## Directions for this task
Return all of the data exactly, with nothing left out but the pictures.

## Stored data

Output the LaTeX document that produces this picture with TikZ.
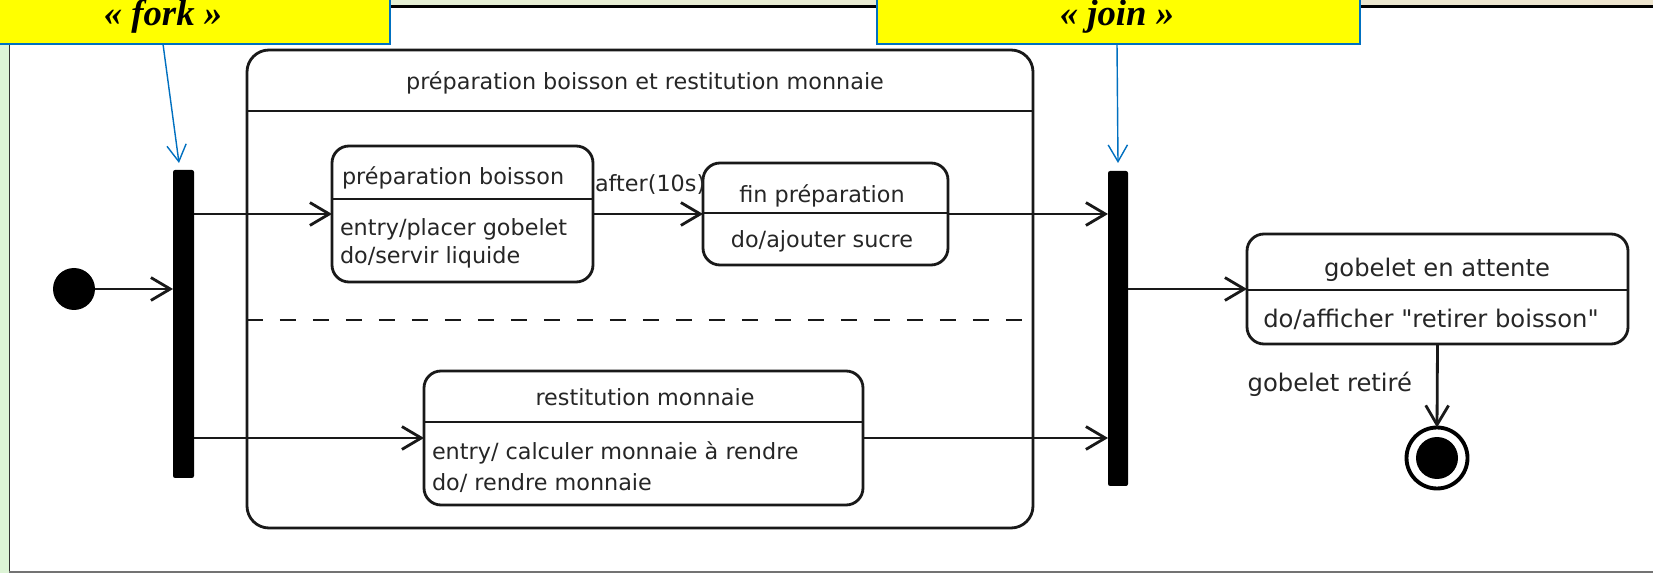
\documentclass[tikz,border=0pt]{standalone}
\usepackage{fontspec}
\setmainfont{DejaVu Sans}[Ligatures=TeXOff]
\newfontfamily\calloutfont{Liberation Serif}
\usetikzlibrary{arrows.meta,fit,calc}
\definecolor{calloutblue}{RGB}{0,112,192}
\definecolor{calloutyellow}{RGB}{255,255,0}
\definecolor{leftgreen}{RGB}{221,244,214}
\definecolor{topgreen}{RGB}{226,242,214}
\definecolor{topbeige}{RGB}{237,228,206}

\begin{document}
\begin{tikzpicture}[x=0.02cm,y=-0.02cm,
  every node/.style={inner sep=0pt, outer sep=0pt},
  lbl/.style={font=\fontsize{12.7}{15}\selectfont, text=black!85},
  biglbl/.style={font=\fontsize{13.8}{16}\selectfont, text=black!85},
  statebox/.style={draw=black!90, line width=1.6pt, rounded corners=0.34cm},
  sep/.style={draw=black!90, line width=1.6pt},
  conn/.style={draw=black!90, line width=1.6pt, -{Straight Barb[length=11pt,width=13pt]}},
  bar/.style={fill=black, rounded corners=1.2pt},
  callout/.style={fill=calloutyellow, draw=calloutblue, line width=1.1pt},
  callarrow/.style={draw=calloutblue, line width=0.8pt, -{Straight Barb[length=9.5pt,width=11pt]}},
  callouttext/.style={font=\calloutfont\bfseries\itshape\fontsize{20.9}{24}\selectfont}
]
\useasboundingbox (0,0) rectangle (1653,573);

% window frame
\fill[white] (0,0) rectangle (1653,573);
\shade[left color=topgreen, right color=topbeige] (0,0) rectangle (1653,6);
\fill[leftgreen] (0,0) rectangle (9,573);
\draw[black, line width=1.2pt] (9,6.5) -- (1653,6.5);
\draw[black!80, line width=0.9pt] (9.5,6) -- (9.5,573);
\draw[black!55, line width=0.9pt] (9,572) -- (1653,572);

% composite state with its two regions
\node[fit={(247,50)(1033,528)}, statebox, rounded corners=0.44cm] (comp) {};
\coordinate (hdr) at (0,111);
\coordinate (dsh) at (0,320);
\draw[sep] (comp.west |- hdr) -- (comp.east |- hdr);
\draw[sep, dash pattern=on 0.32cm off 0.34cm] (comp.west |- dsh) -- (comp.east |- dsh);
\node[lbl, anchor=base] (comptitle) at (645,90) {préparation boisson et restitution monnaie};

% preparation boisson
\node[fit={(332,146)(593,282)}, statebox] (prep) {};
\coordinate (prepsep) at (0,199);
\draw[sep] (prep.west |- prepsep) -- (prep.east |- prepsep);
\node[lbl, anchor=base west] (preptitle) at (342,185) {préparation boisson};
\node[lbl, anchor=base west] (prepentry) at (340,236) {entry/placer gobelet};
\node[lbl, anchor=base west] (prepdo) at (340,264) {do/servir liquide};

% fin preparation
\node[fit={(703,163)(948,265)}, statebox] (fin) {};
\coordinate (finsep) at (0,213);
\draw[sep] (fin.west |- finsep) -- (fin.east |- finsep);
\node[lbl, anchor=base] (fintitle) at (822,203) {fin préparation};
\node[lbl, anchor=base] (findo) at (822,248) {do/ajouter sucre};

% restitution monnaie
\node[fit={(424,371)(863,505)}, statebox] (rest) {};
\coordinate (restsep) at (0,422);
\draw[sep] (rest.west |- restsep) -- (rest.east |- restsep);
\node[lbl, anchor=base] (resttitle) at (645,406) {restitution monnaie};
\node[lbl, anchor=base west] (restentry) at (432,460) {entry/ calculer monnaie à rendre};
\node[lbl, anchor=base west] (restdo) at (432,491) {do/ rendre monnaie};

% gobelet en attente
\node[fit={(1247,234)(1628,344)}, statebox] (gob) {};
\coordinate (gobsep) at (0,290);
\draw[sep] (gob.west |- gobsep) -- (gob.east |- gobsep);
\node[biglbl, anchor=base] (gobtitle) at (1437,277) {gobelet en attente};
\node[biglbl, anchor=base] (gobdo) at (1431,328) {do/afficher "retirer boisson"};

% pseudo-states
\node[circle, fill=black, minimum size=0.84cm] (init) at (74,289) {};
\node[fit={(173,170)(194,478)}, bar] (fork) {};
\node[fit={(1108,171)(1128,486)}, bar] (join) {};
\node[circle, draw=black, line width=2.2pt, minimum size=1.22cm] (final) at (1437,458) {};
\fill[black] (final.center) circle [radius=0.42cm];

% transitions
\draw[conn] (init) -- (init -| fork.west);
\draw[conn] (fork.east |- prep.west) -- (prep.west);
\draw[conn] (prep.east) -- (fin.west);
\node[lbl, anchor=base west] (after) at (595,192) {after(10s)};
\draw[conn] (fin.east) -- (fin.east -| join.west);
\draw[conn] (fork.east |- rest.west) -- (rest.west);
\draw[conn] (rest.east) -- (rest.east -| join.west);
\draw[conn] (join.east |- gob.west) -- (gob.west);
\draw[conn] (gob.south) -- (final.north);
\node[biglbl, anchor=base east] (retire) at (1412,392) {gobelet retiré};

% callouts
\node[fit={(-3,-3)(390,44)}, callout] (forkcall) {};
\node[callouttext, anchor=base] (forktext) at (163,26) {« fork »};
\coordinate (forktip) at (179,163);
\draw[callarrow] (forktext |- forkcall.south) -- (forktip);

\node[fit={(877,-3)(1360,44)}, callout] (joincall) {};
\node[callouttext, anchor=base] (jointext) at (1117,26) {« join »};
\coordinate (jointip) at (1118,163);
\draw[callarrow] (jointext |- joincall.south) -- (jointip);
\end{tikzpicture}
\end{document}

## The completed task
Output the LaTeX document that produces this picture with TikZ.
\documentclass[tikz,border=0pt]{standalone}
\usepackage{fontspec}
\setmainfont{DejaVu Sans}[Ligatures=TeXOff]
\newfontfamily\calloutfont{Liberation Serif}
\usetikzlibrary{arrows.meta,fit,calc}
\definecolor{calloutblue}{RGB}{0,112,192}
\definecolor{calloutyellow}{RGB}{255,255,0}
\definecolor{leftgreen}{RGB}{221,244,214}
\definecolor{topgreen}{RGB}{226,242,214}
\definecolor{topbeige}{RGB}{237,228,206}

\begin{document}
\begin{tikzpicture}[x=0.02cm,y=-0.02cm,
  every node/.style={inner sep=0pt, outer sep=0pt},
  lbl/.style={font=\fontsize{12.7}{15}\selectfont, text=black!85},
  biglbl/.style={font=\fontsize{13.8}{16}\selectfont, text=black!85},
  statebox/.style={draw=black!90, line width=1.6pt, rounded corners=0.34cm},
  sep/.style={draw=black!90, line width=1.6pt},
  conn/.style={draw=black!90, line width=1.6pt, -{Straight Barb[length=11pt,width=13pt]}},
  bar/.style={fill=black, rounded corners=1.2pt},
  callout/.style={fill=calloutyellow, draw=calloutblue, line width=1.1pt},
  callarrow/.style={draw=calloutblue, line width=0.8pt, -{Straight Barb[length=9.5pt,width=11pt]}},
  callouttext/.style={font=\calloutfont\bfseries\itshape\fontsize{20.9}{24}\selectfont}
]
\useasboundingbox (0,0) rectangle (1653,573);

% window frame
\fill[white] (0,0) rectangle (1653,573);
\shade[left color=topgreen, right color=topbeige] (0,0) rectangle (1653,6);
\fill[leftgreen] (0,0) rectangle (9,573);
\draw[black, line width=1.2pt] (9,6.5) -- (1653,6.5);
\draw[black!80, line width=0.9pt] (9.5,6) -- (9.5,573);
\draw[black!55, line width=0.9pt] (9,572) -- (1653,572);

% composite state with its two regions
\node[fit={(247,50)(1033,528)}, statebox, rounded corners=0.44cm] (comp) {};
\coordinate (hdr) at (0,111);
\coordinate (dsh) at (0,320);
\draw[sep] (comp.west |- hdr) -- (comp.east |- hdr);
\draw[sep, dash pattern=on 0.32cm off 0.34cm] (comp.west |- dsh) -- (comp.east |- dsh);
\node[lbl, anchor=base] (comptitle) at (645,90) {préparation boisson et restitution monnaie};

% preparation boisson
\node[fit={(332,146)(593,282)}, statebox] (prep) {};
\coordinate (prepsep) at (0,199);
\draw[sep] (prep.west |- prepsep) -- (prep.east |- prepsep);
\node[lbl, anchor=base west] (preptitle) at (342,185) {préparation boisson};
\node[lbl, anchor=base west] (prepentry) at (340,236) {entry/placer gobelet};
\node[lbl, anchor=base west] (prepdo) at (340,264) {do/servir liquide};

% fin preparation
\node[fit={(703,163)(948,265)}, statebox] (fin) {};
\coordinate (finsep) at (0,213);
\draw[sep] (fin.west |- finsep) -- (fin.east |- finsep);
\node[lbl, anchor=base] (fintitle) at (822,203) {fin préparation};
\node[lbl, anchor=base] (findo) at (822,248) {do/ajouter sucre};

% restitution monnaie
\node[fit={(424,371)(863,505)}, statebox] (rest) {};
\coordinate (restsep) at (0,422);
\draw[sep] (rest.west |- restsep) -- (rest.east |- restsep);
\node[lbl, anchor=base] (resttitle) at (645,406) {restitution monnaie};
\node[lbl, anchor=base west] (restentry) at (432,460) {entry/ calculer monnaie à rendre};
\node[lbl, anchor=base west] (restdo) at (432,491) {do/ rendre monnaie};

% gobelet en attente
\node[fit={(1247,234)(1628,344)}, statebox] (gob) {};
\coordinate (gobsep) at (0,290);
\draw[sep] (gob.west |- gobsep) -- (gob.east |- gobsep);
\node[biglbl, anchor=base] (gobtitle) at (1437,277) {gobelet en attente};
\node[biglbl, anchor=base] (gobdo) at (1431,328) {do/afficher "retirer boisson"};

% pseudo-states
\node[circle, fill=black, minimum size=0.84cm] (init) at (74,289) {};
\node[fit={(173,170)(194,478)}, bar] (fork) {};
\node[fit={(1108,171)(1128,486)}, bar] (join) {};
\node[circle, draw=black, line width=2.2pt, minimum size=1.22cm] (final) at (1437,458) {};
\fill[black] (final.center) circle [radius=0.42cm];

% transitions
\draw[conn] (init) -- (init -| fork.west);
\draw[conn] (fork.east |- prep.west) -- (prep.west);
\draw[conn] (prep.east) -- (fin.west);
\node[lbl, anchor=base west] (after) at (595,192) {after(10s)};
\draw[conn] (fin.east) -- (fin.east -| join.west);
\draw[conn] (fork.east |- rest.west) -- (rest.west);
\draw[conn] (rest.east) -- (rest.east -| join.west);
\draw[conn] (join.east |- gob.west) -- (gob.west);
\draw[conn] (gob.south) -- (final.north);
\node[biglbl, anchor=base east] (retire) at (1412,392) {gobelet retiré};

% callouts
\node[fit={(-3,-3)(390,44)}, callout] (forkcall) {};
\node[callouttext, anchor=base] (forktext) at (163,26) {« fork »};
\coordinate (forktip) at (179,163);
\draw[callarrow] (forktext |- forkcall.south) -- (forktip);

\node[fit={(877,-3)(1360,44)}, callout] (joincall) {};
\node[callouttext, anchor=base] (jointext) at (1117,26) {« join »};
\coordinate (jointip) at (1118,163);
\draw[callarrow] (jointext |- joincall.south) -- (jointip);
\end{tikzpicture}
\end{document}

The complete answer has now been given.